╔══

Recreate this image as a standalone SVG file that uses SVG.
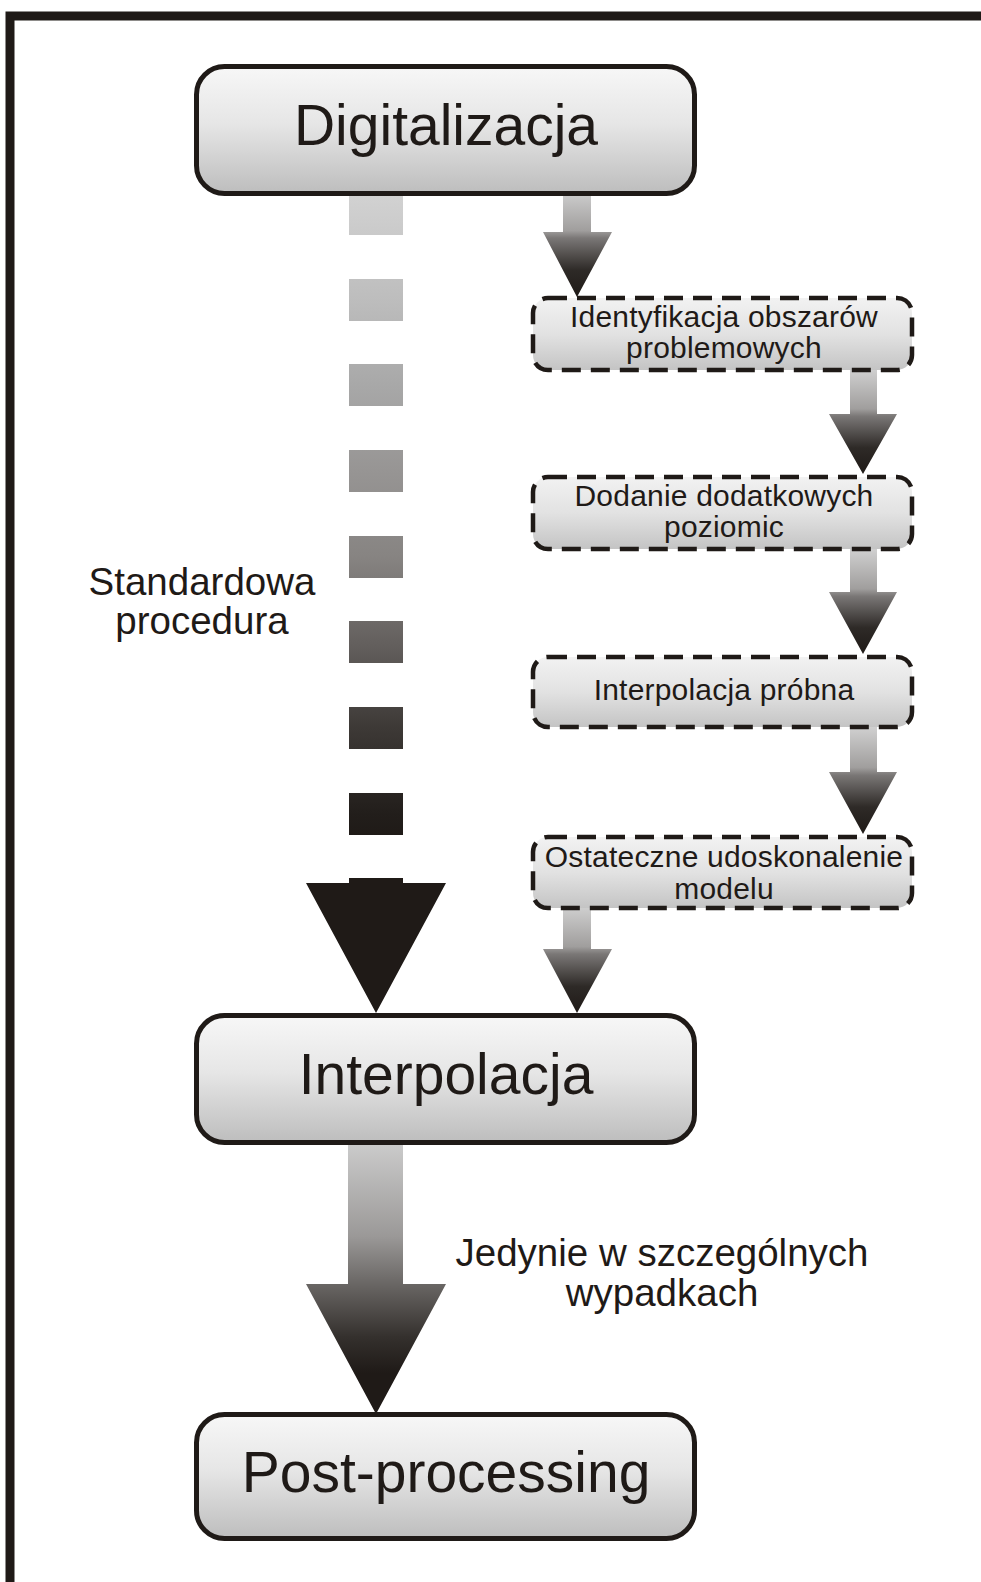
<svg xmlns="http://www.w3.org/2000/svg" width="981" height="1582" viewBox="0 0 981 1582">
<defs>
<linearGradient id="boxGrad" x1="0" y1="0" x2="0" y2="1">
<stop offset="0" stop-color="#f7f7f7"/>
<stop offset="0.45" stop-color="#e6e6e6"/>
<stop offset="1" stop-color="#bdbdbd"/>
</linearGradient>
<linearGradient id="dashGrad" x1="0" y1="0" x2="0" y2="1">
<stop offset="0" stop-color="#f2f2f2"/>
<stop offset="0.5" stop-color="#e2e2e2"/>
<stop offset="1" stop-color="#c4c4c4"/>
</linearGradient>
<linearGradient id="sqGrad" gradientUnits="userSpaceOnUse" x1="0" y1="194" x2="0" y2="835">
<stop offset="0" stop-color="#d2d2d2"/>
<stop offset="0.165" stop-color="#bdbdbd"/>
<stop offset="0.298" stop-color="#a8a8a8"/>
<stop offset="0.43" stop-color="#979594"/>
<stop offset="0.565" stop-color="#878482"/>
<stop offset="0.70" stop-color="#64605e"/>
<stop offset="0.833" stop-color="#3d3936"/>
<stop offset="0.966" stop-color="#221e1b"/>
<stop offset="1" stop-color="#1f1a17"/>
</linearGradient>
<linearGradient id="arrGrad" x1="0" y1="0" x2="0" y2="1">
<stop offset="0" stop-color="#d0d0d0"/>
<stop offset="0.38" stop-color="#a09e9d"/>
<stop offset="0.45" stop-color="#7a7776"/>
<stop offset="0.75" stop-color="#2e2a27"/>
<stop offset="1" stop-color="#1f1a17"/>
</linearGradient>
<linearGradient id="bigGrad" x1="0" y1="0" x2="0" y2="1">
<stop offset="0" stop-color="#cdcdcd"/>
<stop offset="0.35" stop-color="#9b9998"/>
<stop offset="0.52" stop-color="#6b6866"/>
<stop offset="0.72" stop-color="#34302d"/>
<stop offset="0.85" stop-color="#1f1a17"/>
<stop offset="1" stop-color="#1f1a17"/>
</linearGradient>
</defs>
<style>
.main{fill:url(#boxGrad);stroke:#1f1a17;stroke-width:5}
.dash{fill:url(#dashGrad);stroke:#1f1a17;stroke-width:4.5;stroke-dasharray:19 10}
.big{font-family:"Liberation Sans",Arial,sans-serif;font-size:57px;fill:#1f1a17;text-anchor:middle}
.sm{font-family:"Liberation Sans",Arial,sans-serif;font-size:30px;fill:#1f1a17;text-anchor:middle;letter-spacing:0.2px}
.lbl{font-family:"Liberation Sans",Arial,sans-serif;font-size:38.5px;fill:#1f1a17;text-anchor:middle}
.arr{fill:url(#arrGrad)}
</style>
<rect x="0" y="0" width="981" height="1582" fill="#ffffff"/>
<rect x="10" y="16" width="1000" height="1620" fill="none" stroke="#1f1a17" stroke-width="9"/>

<g id="connectors">
<g id="standard-dashed" fill="url(#sqGrad)">
<rect x="349" y="193" width="54" height="42"/>
<rect x="349" y="279" width="54" height="42"/>
<rect x="349" y="364" width="54" height="42"/>
<rect x="349" y="450" width="54" height="42"/>
<rect x="349" y="536" width="54" height="42"/>
<rect x="349" y="621" width="54" height="42"/>
<rect x="349" y="707" width="54" height="42"/>
<rect x="349" y="793" width="54" height="42"/>
<path d="M349 878 H403 V883 H446 L376 1013 L306 883 H349 Z" fill="#1f1a17"/>
</g>
<path class="arr" d="M563 190 H591 V232 H612 L577 297 L543 232 H563 Z"/>
<path class="arr" d="M850 369 H877 V414 H897 L863 474 L829 414 H850 Z"/>
<path class="arr" d="M850 549 H877 V592 H897 L863 654 L829 592 H850 Z"/>
<path class="arr" d="M850 727 H877 V772 H897 L863 834 L829 772 H850 Z"/>
<path class="arr" d="M563 906 H591 V949 H612 L577 1013 L543 949 H563 Z"/>
<path d="M348 1140 H403 V1284 H446 L376 1414 L306 1284 H348 Z" fill="url(#bigGrad)"/>
<text class="lbl" x="202" y="595">Standardowa</text>
<text class="lbl" x="202" y="634">procedura</text>
<text class="lbl" x="662" y="1266">Jedynie w szczególnych</text>
<text class="lbl" x="662" y="1306">wypadkach</text>
</g>

<g id="digitalizacja">
<rect class="main" x="196.5" y="66.5" width="498" height="127" rx="28"/>
<text class="big" x="446" y="144.5">Digitalizacja</text>
</g>
<g id="identyfikacja">
<rect class="dash" x="533" y="298" width="379" height="72" rx="15"/>
<text class="sm" x="724" y="327">Identyfikacja obszarów</text>
<text class="sm" x="724" y="358">problemowych</text>
</g>
<g id="dodanie">
<rect class="dash" x="533" y="477" width="379" height="72" rx="15"/>
<text class="sm" x="724" y="506">Dodanie dodatkowych</text>
<text class="sm" x="724" y="537">poziomic</text>
</g>
<g id="interpolacja-probna">
<rect class="dash" x="533" y="657" width="379" height="70" rx="15"/>
<text class="sm" x="724" y="700">Interpolacja próbna</text>
</g>
<g id="ostateczne">
<rect class="dash" x="533" y="837" width="379" height="71" rx="15"/>
<text class="sm" x="724" y="867">Ostateczne udoskonalenie</text>
<text class="sm" x="724" y="899">modelu</text>
</g>
<g id="interpolacja">
<rect class="main" x="196.5" y="1015.5" width="498" height="127" rx="28"/>
<text class="big" x="446" y="1094">Interpolacja</text>
</g>
<g id="post-processing">
<rect class="main" x="196.5" y="1414.5" width="498" height="124" rx="28"/>
<text class="big" x="446" y="1492">Post-processing</text>
</g>
</svg>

╚══

## Given problem
Reproduce the listing exactly. Leave its pictures out.

## Reply
Recreate this image as a standalone SVG file that uses SVG.
<svg xmlns="http://www.w3.org/2000/svg" width="981" height="1582" viewBox="0 0 981 1582">
<defs>
<linearGradient id="boxGrad" x1="0" y1="0" x2="0" y2="1">
<stop offset="0" stop-color="#f7f7f7"/>
<stop offset="0.45" stop-color="#e6e6e6"/>
<stop offset="1" stop-color="#bdbdbd"/>
</linearGradient>
<linearGradient id="dashGrad" x1="0" y1="0" x2="0" y2="1">
<stop offset="0" stop-color="#f2f2f2"/>
<stop offset="0.5" stop-color="#e2e2e2"/>
<stop offset="1" stop-color="#c4c4c4"/>
</linearGradient>
<linearGradient id="sqGrad" gradientUnits="userSpaceOnUse" x1="0" y1="194" x2="0" y2="835">
<stop offset="0" stop-color="#d2d2d2"/>
<stop offset="0.165" stop-color="#bdbdbd"/>
<stop offset="0.298" stop-color="#a8a8a8"/>
<stop offset="0.43" stop-color="#979594"/>
<stop offset="0.565" stop-color="#878482"/>
<stop offset="0.70" stop-color="#64605e"/>
<stop offset="0.833" stop-color="#3d3936"/>
<stop offset="0.966" stop-color="#221e1b"/>
<stop offset="1" stop-color="#1f1a17"/>
</linearGradient>
<linearGradient id="arrGrad" x1="0" y1="0" x2="0" y2="1">
<stop offset="0" stop-color="#d0d0d0"/>
<stop offset="0.38" stop-color="#a09e9d"/>
<stop offset="0.45" stop-color="#7a7776"/>
<stop offset="0.75" stop-color="#2e2a27"/>
<stop offset="1" stop-color="#1f1a17"/>
</linearGradient>
<linearGradient id="bigGrad" x1="0" y1="0" x2="0" y2="1">
<stop offset="0" stop-color="#cdcdcd"/>
<stop offset="0.35" stop-color="#9b9998"/>
<stop offset="0.52" stop-color="#6b6866"/>
<stop offset="0.72" stop-color="#34302d"/>
<stop offset="0.85" stop-color="#1f1a17"/>
<stop offset="1" stop-color="#1f1a17"/>
</linearGradient>
</defs>
<style>
.main{fill:url(#boxGrad);stroke:#1f1a17;stroke-width:5}
.dash{fill:url(#dashGrad);stroke:#1f1a17;stroke-width:4.5;stroke-dasharray:19 10}
.big{font-family:"Liberation Sans",Arial,sans-serif;font-size:57px;fill:#1f1a17;text-anchor:middle}
.sm{font-family:"Liberation Sans",Arial,sans-serif;font-size:30px;fill:#1f1a17;text-anchor:middle;letter-spacing:0.2px}
.lbl{font-family:"Liberation Sans",Arial,sans-serif;font-size:38.5px;fill:#1f1a17;text-anchor:middle}
.arr{fill:url(#arrGrad)}
</style>
<rect x="0" y="0" width="981" height="1582" fill="#ffffff"/>
<rect x="10" y="16" width="1000" height="1620" fill="none" stroke="#1f1a17" stroke-width="9"/>

<g id="connectors">
<g id="standard-dashed" fill="url(#sqGrad)">
<rect x="349" y="193" width="54" height="42"/>
<rect x="349" y="279" width="54" height="42"/>
<rect x="349" y="364" width="54" height="42"/>
<rect x="349" y="450" width="54" height="42"/>
<rect x="349" y="536" width="54" height="42"/>
<rect x="349" y="621" width="54" height="42"/>
<rect x="349" y="707" width="54" height="42"/>
<rect x="349" y="793" width="54" height="42"/>
<path d="M349 878 H403 V883 H446 L376 1013 L306 883 H349 Z" fill="#1f1a17"/>
</g>
<path class="arr" d="M563 190 H591 V232 H612 L577 297 L543 232 H563 Z"/>
<path class="arr" d="M850 369 H877 V414 H897 L863 474 L829 414 H850 Z"/>
<path class="arr" d="M850 549 H877 V592 H897 L863 654 L829 592 H850 Z"/>
<path class="arr" d="M850 727 H877 V772 H897 L863 834 L829 772 H850 Z"/>
<path class="arr" d="M563 906 H591 V949 H612 L577 1013 L543 949 H563 Z"/>
<path d="M348 1140 H403 V1284 H446 L376 1414 L306 1284 H348 Z" fill="url(#bigGrad)"/>
<text class="lbl" x="202" y="595">Standardowa</text>
<text class="lbl" x="202" y="634">procedura</text>
<text class="lbl" x="662" y="1266">Jedynie w szczególnych</text>
<text class="lbl" x="662" y="1306">wypadkach</text>
</g>

<g id="digitalizacja">
<rect class="main" x="196.5" y="66.5" width="498" height="127" rx="28"/>
<text class="big" x="446" y="144.5">Digitalizacja</text>
</g>
<g id="identyfikacja">
<rect class="dash" x="533" y="298" width="379" height="72" rx="15"/>
<text class="sm" x="724" y="327">Identyfikacja obszarów</text>
<text class="sm" x="724" y="358">problemowych</text>
</g>
<g id="dodanie">
<rect class="dash" x="533" y="477" width="379" height="72" rx="15"/>
<text class="sm" x="724" y="506">Dodanie dodatkowych</text>
<text class="sm" x="724" y="537">poziomic</text>
</g>
<g id="interpolacja-probna">
<rect class="dash" x="533" y="657" width="379" height="70" rx="15"/>
<text class="sm" x="724" y="700">Interpolacja próbna</text>
</g>
<g id="ostateczne">
<rect class="dash" x="533" y="837" width="379" height="71" rx="15"/>
<text class="sm" x="724" y="867">Ostateczne udoskonalenie</text>
<text class="sm" x="724" y="899">modelu</text>
</g>
<g id="interpolacja">
<rect class="main" x="196.5" y="1015.5" width="498" height="127" rx="28"/>
<text class="big" x="446" y="1094">Interpolacja</text>
</g>
<g id="post-processing">
<rect class="main" x="196.5" y="1414.5" width="498" height="124" rx="28"/>
<text class="big" x="446" y="1492">Post-processing</text>
</g>
</svg>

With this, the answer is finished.